Character of Morgante Maggiore. 83. The Morgante Maggiore was evidently suggested by some long romances written within the preceding century in the octave stanza, for which the fabulous chronicle of Turpin, and other fictions wherein the same real and imaginary personages had been introduced, furnished the materials. Under pretence of ridiculing the intermixture of sacred allusions with the romantic legends, Pulci carried it to an excess; which, combined with some sceptical insinuations of his own, seems clearly to display an intention of exposing religion to contempt.[414] As to the heroes of his romance, there can be, as it seems, no sort of doubt that he designed them for nothing else than the butts of his fancy; that the reader might scoff at those whom duller poets had held up to admiration. It has been a question among Italian critics, whether the poem of Pulci is to be reckoned burlesque.[415] This may seem to turn on the definition, though I do not see what definition could be given, consistently with the use of language, that would exclude it; it is intended as a caricature of the poetical romances, and might even seem by anticipation a satirical, though not ill-natured, parody on the Orlando Furioso. That he meant to excite any other emotion than laughter cannot, as it seems, be maintained; and a very few stanzas of a more serious character, which may rarely be found, are not enough to make an exception to his general design. The Morgante was to the poetical romances of chivalry, what Don Quixote was to their brethren in prose.
[414] The story of Meridiana, in the eighth canto, is sufficient to prove Pulci’s irony to have been exercised on religion. It is well known to the readers of the Morgante.
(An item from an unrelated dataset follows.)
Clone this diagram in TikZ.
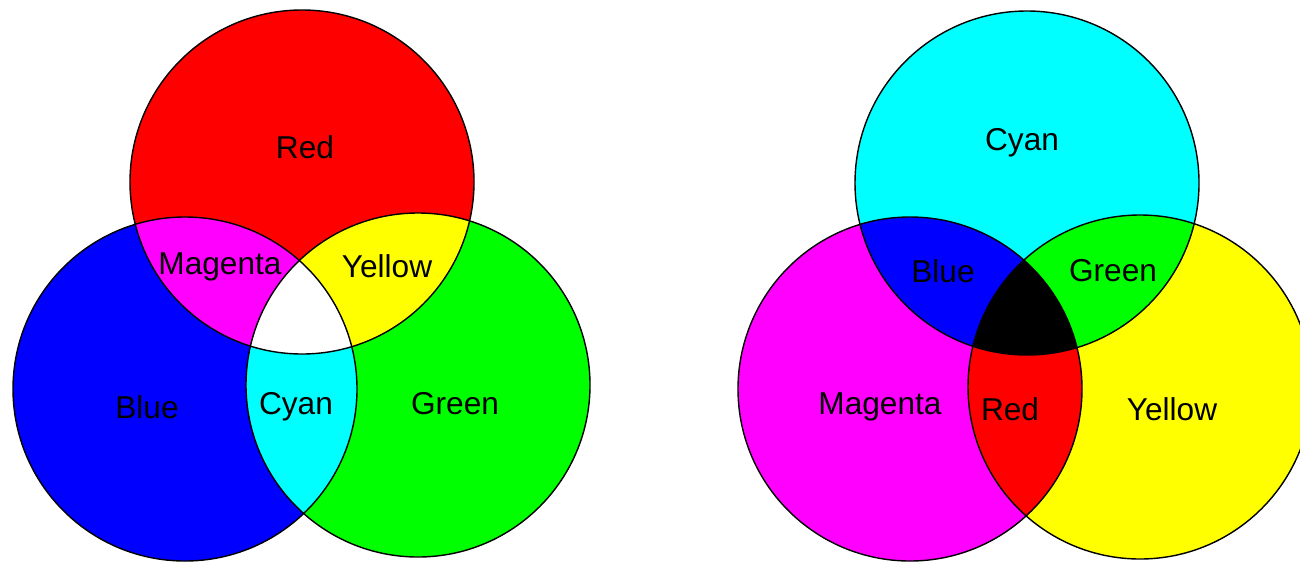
\documentclass[tikz,border=0pt]{standalone}
\usepackage{fontspec}
\setmainfont{Liberation Sans}
\usetikzlibrary{positioning}
\definecolor{lred}{RGB}{255,0,0}
\definecolor{lgreen}{RGB}{0,255,0}
\definecolor{lblue}{RGB}{0,0,255}
\definecolor{lcyan}{RGB}{0,255,255}
\definecolor{lmagenta}{RGB}{255,0,255}
\definecolor{lyellow}{RGB}{255,255,0}

\begin{document}
\begin{tikzpicture}[
    x=0.02cm, y=0.02cm,
    every node/.style={font=\fontsize{18}{21}\selectfont, text=black, inner sep=0pt},
    rim/.style={draw=black, line width=0.8pt},
]
\def\R{172}
\clip (0,0) rectangle (1300,-561);
\fill[white] (0,0) rectangle (1300,-561);

% centres of the six circles
\coordinate (aRed)   at (302,-182);
\coordinate (aBlue)  at (185,-389);
\coordinate (aGreen) at (418,-385);
\coordinate (sCyan)    at (1027,-183);
\coordinate (sMagenta) at (910,-389);
\coordinate (sYellow)  at (1140,-387);

% additive mixing: light
\foreach \c/\col in {aRed/lred, aBlue/lblue, aGreen/lgreen}{
    \fill[\col] (\c) circle (\R);
}
\begin{scope}
    \clip (aRed) circle (\R);
    \fill[lmagenta] (aBlue) circle (\R);
    \fill[lyellow] (aGreen) circle (\R);
\end{scope}
\begin{scope}
    \clip (aBlue) circle (\R);
    \fill[lcyan] (aGreen) circle (\R);
    \clip (aRed) circle (\R);
    \fill[white] (aGreen) circle (\R);
\end{scope}

% subtractive mixing: pigment
\foreach \c/\col in {sCyan/lcyan, sMagenta/lmagenta, sYellow/lyellow}{
    \fill[\col] (\c) circle (\R);
}
\begin{scope}
    \clip (sCyan) circle (\R);
    \fill[lblue] (sMagenta) circle (\R);
    \fill[lgreen] (sYellow) circle (\R);
\end{scope}
\begin{scope}
    \clip (sMagenta) circle (\R);
    \fill[lred] (sYellow) circle (\R);
    \clip (sCyan) circle (\R);
    \fill[black] (sYellow) circle (\R);
\end{scope}

% outlines on top
\foreach \c in {aRed, aBlue, aGreen, sCyan, sMagenta, sYellow}{
    \draw[rim] (\c) circle (\R);
}

% labels
\node (tRed)     at (305,-147) {Red};
\node (tMagenta) at (220,-267) {Magenta};
\node (tYellow)  at (387,-266) {Yellow};
\node (tBlue)    at (147,-407) {Blue};
\node (tCyan)    at (296,-407) {Cyan};
\node (tGreen)   at (455,-404) {Green};

\node (uCyan)    at (1022,-143) {Cyan};
\node (uBlue)    at (943,-271)  {Blue};
\node (uGreen)   at (1113,-271) {Green};
\node (uMagenta) at (880,-407)  {Magenta};
\node (uRed)     at (1010,-409) {Red};
\node (uYellow)  at (1172,-409) {Yellow};
\end{tikzpicture}
\end{document}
It has been alleged in the Biographie Universelle, that he meant only to turn into ridicule “ces muses mendiantes du 14me siècle,” the authors of la Spagna or Buovo d’Antona, who were in the habit of beginning their songs with scraps of the liturgy, and even of introducing theological doctrines in the most absurd and misplaced style. Pulci has given us much of the latter, wherein some have imagined that he had the assistance of Ficinus.
[415] This seems to have been an old problem in Italy. Corniani, ii. 302; and the gravity of Pulci has been maintained of late by such respectable authorities as Foscolo and Panizzi. Ginguéné, who does not go this length, thinks the death of Orlando, and his last prayer, both pathetic and sublime. I can see nothing in it but the systematic spirit of parody which we find in Pulci. But the lines on the death of Forisena, in the fourth canto, are really graceful and serious. The following remarks on Pulci’s style come from a more competent judge than myself.
“There is something harsh in Pulci’s manner, owing to his abrupt transition from one idea to another, and to his carelessness of grammatical rules. He was a poet by nature, and wrote with ease, but he never cared for sacrificing syntax to meaning; he did not mind saying anything incorrectly, if he were but sure that his meaning would be guessed. The rhyme very often compels him to employ expressions, words, and even lines which frequently render the sense obscure and the passage crooked, without producing any other effect than that of destroying a fine stanza. He has no similes of any particular merit, nor does he stand eminent in description. His verses almost invariably make sense taken singly, and convey distinct and separate ideas. Hence he wants that richness, fulness, and smooth flow of diction, which is indispensable to an epic poet, and to a noble description or comparison. Occasionally, when the subject admits of a powerful sketch which may be presented with vigour and spirit by a few strokes boldly drawn, Pulci appears to a great advantage.”—Panizzi on romantic poetry of Italians, in the first volume of his Orlando Innamorato, p. 298.